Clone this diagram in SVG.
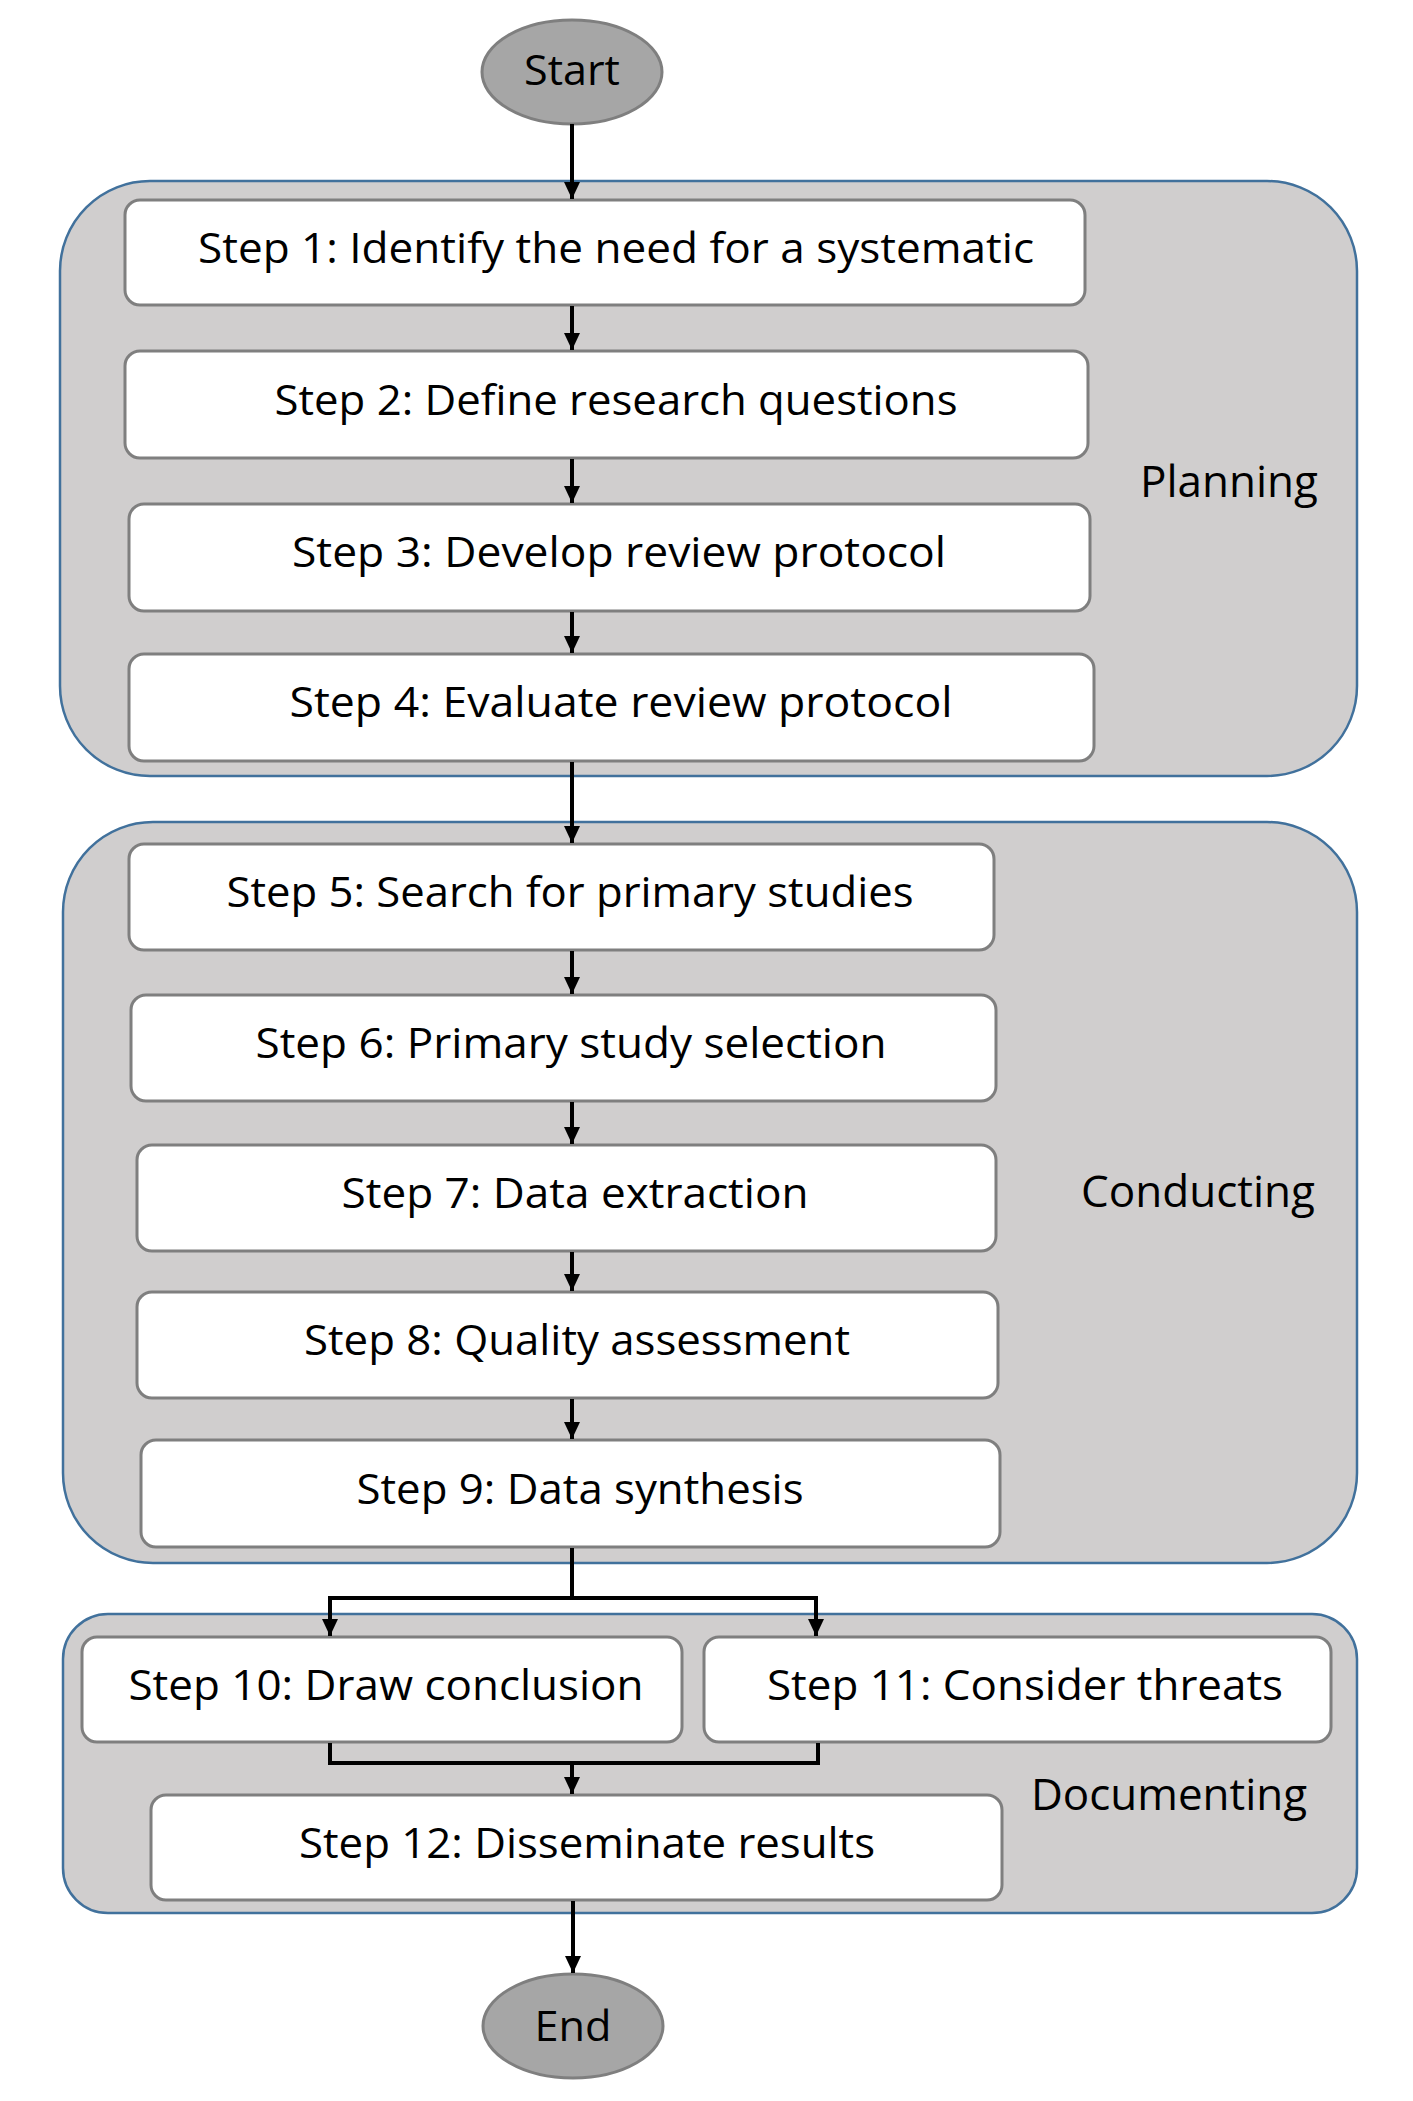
<svg xmlns="http://www.w3.org/2000/svg" width="1413" height="2101" viewBox="0 0 1413 2101">
<style>
.bg{fill:#ffffff}
.phase{fill:#D0CECE;stroke:#41719C;stroke-width:2.5}
.step{fill:#ffffff;stroke:#7F7F7F;stroke-width:3}
.term{fill:#A6A6A6;stroke:#7F7F7F;stroke-width:3}
text{font-family:"Open Sans","Liberation Sans",sans-serif;fill:#000000;text-anchor:middle}
.t{font-size:42px}
.lbl{font-size:44px}
.conn{fill:none;stroke:#000000;stroke-width:4}
</style>
<defs>
<marker id="ah" markerUnits="userSpaceOnUse" markerWidth="18" markerHeight="18" refX="17" refY="8" orient="auto">
<path d="M0,0 L17,8 L0,16 z" fill="#000000"/>
</marker>
</defs>
<rect class="bg" x="0" y="0" width="1413" height="2101"/>

<g id="planning">
<rect class="phase" x="60" y="181" width="1297" height="595" rx="90" ry="90"/>
<text class="lbl" x="1229" y="497" textLength="178" lengthAdjust="spacingAndGlyphs">Planning</text>
</g>
<g id="conducting">
<rect class="phase" x="63" y="822" width="1294" height="741" rx="90" ry="90"/>
<text class="lbl" x="1198" y="1207" textLength="234" lengthAdjust="spacingAndGlyphs">Conducting</text>
</g>
<g id="documenting">
<rect class="phase" x="63" y="1614" width="1294" height="299" rx="45" ry="45"/>
<text class="lbl" x="1169" y="1810" textLength="276" lengthAdjust="spacingAndGlyphs">Documenting</text>
</g>

<g id="start">
<ellipse class="term" cx="572" cy="72" rx="90" ry="52"/>
<text class="t" x="572" y="85" textLength="96" lengthAdjust="spacingAndGlyphs">Start</text>
</g>
<g id="step1">
<rect class="step" x="125" y="200" width="960" height="105" rx="15" ry="15"/>
<text class="t" x="616" y="263" textLength="836" lengthAdjust="spacingAndGlyphs">Step 1: Identify the need for a systematic</text>
</g>
<g id="step2">
<rect class="step" x="125" y="351" width="963" height="107" rx="15" ry="15"/>
<text class="t" x="616" y="415" textLength="683" lengthAdjust="spacingAndGlyphs">Step 2: Define research questions</text>
</g>
<g id="step3">
<rect class="step" x="129" y="504" width="961" height="107" rx="15" ry="15"/>
<text class="t" x="619" y="567" textLength="654" lengthAdjust="spacingAndGlyphs">Step 3: Develop review protocol</text>
</g>
<g id="step4">
<rect class="step" x="129" y="654" width="965" height="107" rx="15" ry="15"/>
<text class="t" x="621" y="717" textLength="663" lengthAdjust="spacingAndGlyphs">Step 4: Evaluate review protocol</text>
</g>
<g id="step5">
<rect class="step" x="129" y="844" width="865" height="106" rx="15" ry="15"/>
<text class="t" x="570" y="907" textLength="687" lengthAdjust="spacingAndGlyphs">Step 5: Search for primary studies</text>
</g>
<g id="step6">
<rect class="step" x="131" y="995" width="865" height="106" rx="15" ry="15"/>
<text class="t" x="571" y="1058" textLength="631" lengthAdjust="spacingAndGlyphs">Step 6: Primary study selection</text>
</g>
<g id="step7">
<rect class="step" x="137" y="1145" width="859" height="106" rx="15" ry="15"/>
<text class="t" x="575" y="1208" textLength="467" lengthAdjust="spacingAndGlyphs">Step 7: Data extraction</text>
</g>
<g id="step8">
<rect class="step" x="137" y="1292" width="861" height="106" rx="15" ry="15"/>
<text class="t" x="577" y="1355" textLength="546" lengthAdjust="spacingAndGlyphs">Step 8: Quality assessment</text>
</g>
<g id="step9">
<rect class="step" x="141" y="1440" width="859" height="107" rx="15" ry="15"/>
<text class="t" x="580" y="1504" textLength="447" lengthAdjust="spacingAndGlyphs">Step 9: Data synthesis</text>
</g>
<g id="step10">
<rect class="step" x="82" y="1637" width="600" height="105" rx="15" ry="15"/>
<text class="t" x="386" y="1700" textLength="515" lengthAdjust="spacingAndGlyphs">Step 10: Draw conclusion</text>
</g>
<g id="step11">
<rect class="step" x="704" y="1637" width="627" height="105" rx="15" ry="15"/>
<text class="t" x="1025" y="1700" textLength="516" lengthAdjust="spacingAndGlyphs">Step 11: Consider threats</text>
</g>
<g id="step12">
<rect class="step" x="151" y="1795" width="851" height="105" rx="15" ry="15"/>
<text class="t" x="587" y="1858" textLength="576" lengthAdjust="spacingAndGlyphs">Step 12: Disseminate results</text>
</g>
<g id="end">
<ellipse class="term" cx="573" cy="2026" rx="90" ry="52"/>
<text class="t" x="573" y="2041" textLength="77" lengthAdjust="spacingAndGlyphs">End</text>
</g>

<g id="connectors">
<path class="conn" d="M572,124 L572,199" marker-end="url(#ah)"/>
<path class="conn" d="M572,306 L572,350" marker-end="url(#ah)"/>
<path class="conn" d="M572,459 L572,503" marker-end="url(#ah)"/>
<path class="conn" d="M572,612 L572,653" marker-end="url(#ah)"/>
<path class="conn" d="M572,762 L572,843" marker-end="url(#ah)"/>
<path class="conn" d="M572,951 L572,994" marker-end="url(#ah)"/>
<path class="conn" d="M572,1102 L572,1144" marker-end="url(#ah)"/>
<path class="conn" d="M572,1252 L572,1291" marker-end="url(#ah)"/>
<path class="conn" d="M572,1399 L572,1439" marker-end="url(#ah)"/>
<path class="conn" d="M572,1548 L572,1598"/>
<path class="conn" d="M572,1598 L330,1598 L330,1636" marker-end="url(#ah)"/>
<path class="conn" d="M572,1598 L816,1598 L816,1636" marker-end="url(#ah)"/>
<path class="conn" d="M330,1743 L330,1763 L818,1763 L818,1743"/>
<path class="conn" d="M572,1763 L572,1794" marker-end="url(#ah)"/>
<path class="conn" d="M573,1901 L573,1973" marker-end="url(#ah)"/>
</g>
</svg>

+++

THE PROBLEM> Make an exact copy of the whole listing, but don't bring over any pictures.

COMPLETED EXERCISE>
Clone this diagram in SVG.
<svg xmlns="http://www.w3.org/2000/svg" width="1413" height="2101" viewBox="0 0 1413 2101">
<style>
.bg{fill:#ffffff}
.phase{fill:#D0CECE;stroke:#41719C;stroke-width:2.5}
.step{fill:#ffffff;stroke:#7F7F7F;stroke-width:3}
.term{fill:#A6A6A6;stroke:#7F7F7F;stroke-width:3}
text{font-family:"Open Sans","Liberation Sans",sans-serif;fill:#000000;text-anchor:middle}
.t{font-size:42px}
.lbl{font-size:44px}
.conn{fill:none;stroke:#000000;stroke-width:4}
</style>
<defs>
<marker id="ah" markerUnits="userSpaceOnUse" markerWidth="18" markerHeight="18" refX="17" refY="8" orient="auto">
<path d="M0,0 L17,8 L0,16 z" fill="#000000"/>
</marker>
</defs>
<rect class="bg" x="0" y="0" width="1413" height="2101"/>

<g id="planning">
<rect class="phase" x="60" y="181" width="1297" height="595" rx="90" ry="90"/>
<text class="lbl" x="1229" y="497" textLength="178" lengthAdjust="spacingAndGlyphs">Planning</text>
</g>
<g id="conducting">
<rect class="phase" x="63" y="822" width="1294" height="741" rx="90" ry="90"/>
<text class="lbl" x="1198" y="1207" textLength="234" lengthAdjust="spacingAndGlyphs">Conducting</text>
</g>
<g id="documenting">
<rect class="phase" x="63" y="1614" width="1294" height="299" rx="45" ry="45"/>
<text class="lbl" x="1169" y="1810" textLength="276" lengthAdjust="spacingAndGlyphs">Documenting</text>
</g>

<g id="start">
<ellipse class="term" cx="572" cy="72" rx="90" ry="52"/>
<text class="t" x="572" y="85" textLength="96" lengthAdjust="spacingAndGlyphs">Start</text>
</g>
<g id="step1">
<rect class="step" x="125" y="200" width="960" height="105" rx="15" ry="15"/>
<text class="t" x="616" y="263" textLength="836" lengthAdjust="spacingAndGlyphs">Step 1: Identify the need for a systematic</text>
</g>
<g id="step2">
<rect class="step" x="125" y="351" width="963" height="107" rx="15" ry="15"/>
<text class="t" x="616" y="415" textLength="683" lengthAdjust="spacingAndGlyphs">Step 2: Define research questions</text>
</g>
<g id="step3">
<rect class="step" x="129" y="504" width="961" height="107" rx="15" ry="15"/>
<text class="t" x="619" y="567" textLength="654" lengthAdjust="spacingAndGlyphs">Step 3: Develop review protocol</text>
</g>
<g id="step4">
<rect class="step" x="129" y="654" width="965" height="107" rx="15" ry="15"/>
<text class="t" x="621" y="717" textLength="663" lengthAdjust="spacingAndGlyphs">Step 4: Evaluate review protocol</text>
</g>
<g id="step5">
<rect class="step" x="129" y="844" width="865" height="106" rx="15" ry="15"/>
<text class="t" x="570" y="907" textLength="687" lengthAdjust="spacingAndGlyphs">Step 5: Search for primary studies</text>
</g>
<g id="step6">
<rect class="step" x="131" y="995" width="865" height="106" rx="15" ry="15"/>
<text class="t" x="571" y="1058" textLength="631" lengthAdjust="spacingAndGlyphs">Step 6: Primary study selection</text>
</g>
<g id="step7">
<rect class="step" x="137" y="1145" width="859" height="106" rx="15" ry="15"/>
<text class="t" x="575" y="1208" textLength="467" lengthAdjust="spacingAndGlyphs">Step 7: Data extraction</text>
</g>
<g id="step8">
<rect class="step" x="137" y="1292" width="861" height="106" rx="15" ry="15"/>
<text class="t" x="577" y="1355" textLength="546" lengthAdjust="spacingAndGlyphs">Step 8: Quality assessment</text>
</g>
<g id="step9">
<rect class="step" x="141" y="1440" width="859" height="107" rx="15" ry="15"/>
<text class="t" x="580" y="1504" textLength="447" lengthAdjust="spacingAndGlyphs">Step 9: Data synthesis</text>
</g>
<g id="step10">
<rect class="step" x="82" y="1637" width="600" height="105" rx="15" ry="15"/>
<text class="t" x="386" y="1700" textLength="515" lengthAdjust="spacingAndGlyphs">Step 10: Draw conclusion</text>
</g>
<g id="step11">
<rect class="step" x="704" y="1637" width="627" height="105" rx="15" ry="15"/>
<text class="t" x="1025" y="1700" textLength="516" lengthAdjust="spacingAndGlyphs">Step 11: Consider threats</text>
</g>
<g id="step12">
<rect class="step" x="151" y="1795" width="851" height="105" rx="15" ry="15"/>
<text class="t" x="587" y="1858" textLength="576" lengthAdjust="spacingAndGlyphs">Step 12: Disseminate results</text>
</g>
<g id="end">
<ellipse class="term" cx="573" cy="2026" rx="90" ry="52"/>
<text class="t" x="573" y="2041" textLength="77" lengthAdjust="spacingAndGlyphs">End</text>
</g>

<g id="connectors">
<path class="conn" d="M572,124 L572,199" marker-end="url(#ah)"/>
<path class="conn" d="M572,306 L572,350" marker-end="url(#ah)"/>
<path class="conn" d="M572,459 L572,503" marker-end="url(#ah)"/>
<path class="conn" d="M572,612 L572,653" marker-end="url(#ah)"/>
<path class="conn" d="M572,762 L572,843" marker-end="url(#ah)"/>
<path class="conn" d="M572,951 L572,994" marker-end="url(#ah)"/>
<path class="conn" d="M572,1102 L572,1144" marker-end="url(#ah)"/>
<path class="conn" d="M572,1252 L572,1291" marker-end="url(#ah)"/>
<path class="conn" d="M572,1399 L572,1439" marker-end="url(#ah)"/>
<path class="conn" d="M572,1548 L572,1598"/>
<path class="conn" d="M572,1598 L330,1598 L330,1636" marker-end="url(#ah)"/>
<path class="conn" d="M572,1598 L816,1598 L816,1636" marker-end="url(#ah)"/>
<path class="conn" d="M330,1743 L330,1763 L818,1763 L818,1743"/>
<path class="conn" d="M572,1763 L572,1794" marker-end="url(#ah)"/>
<path class="conn" d="M573,1901 L573,1973" marker-end="url(#ah)"/>
</g>
</svg>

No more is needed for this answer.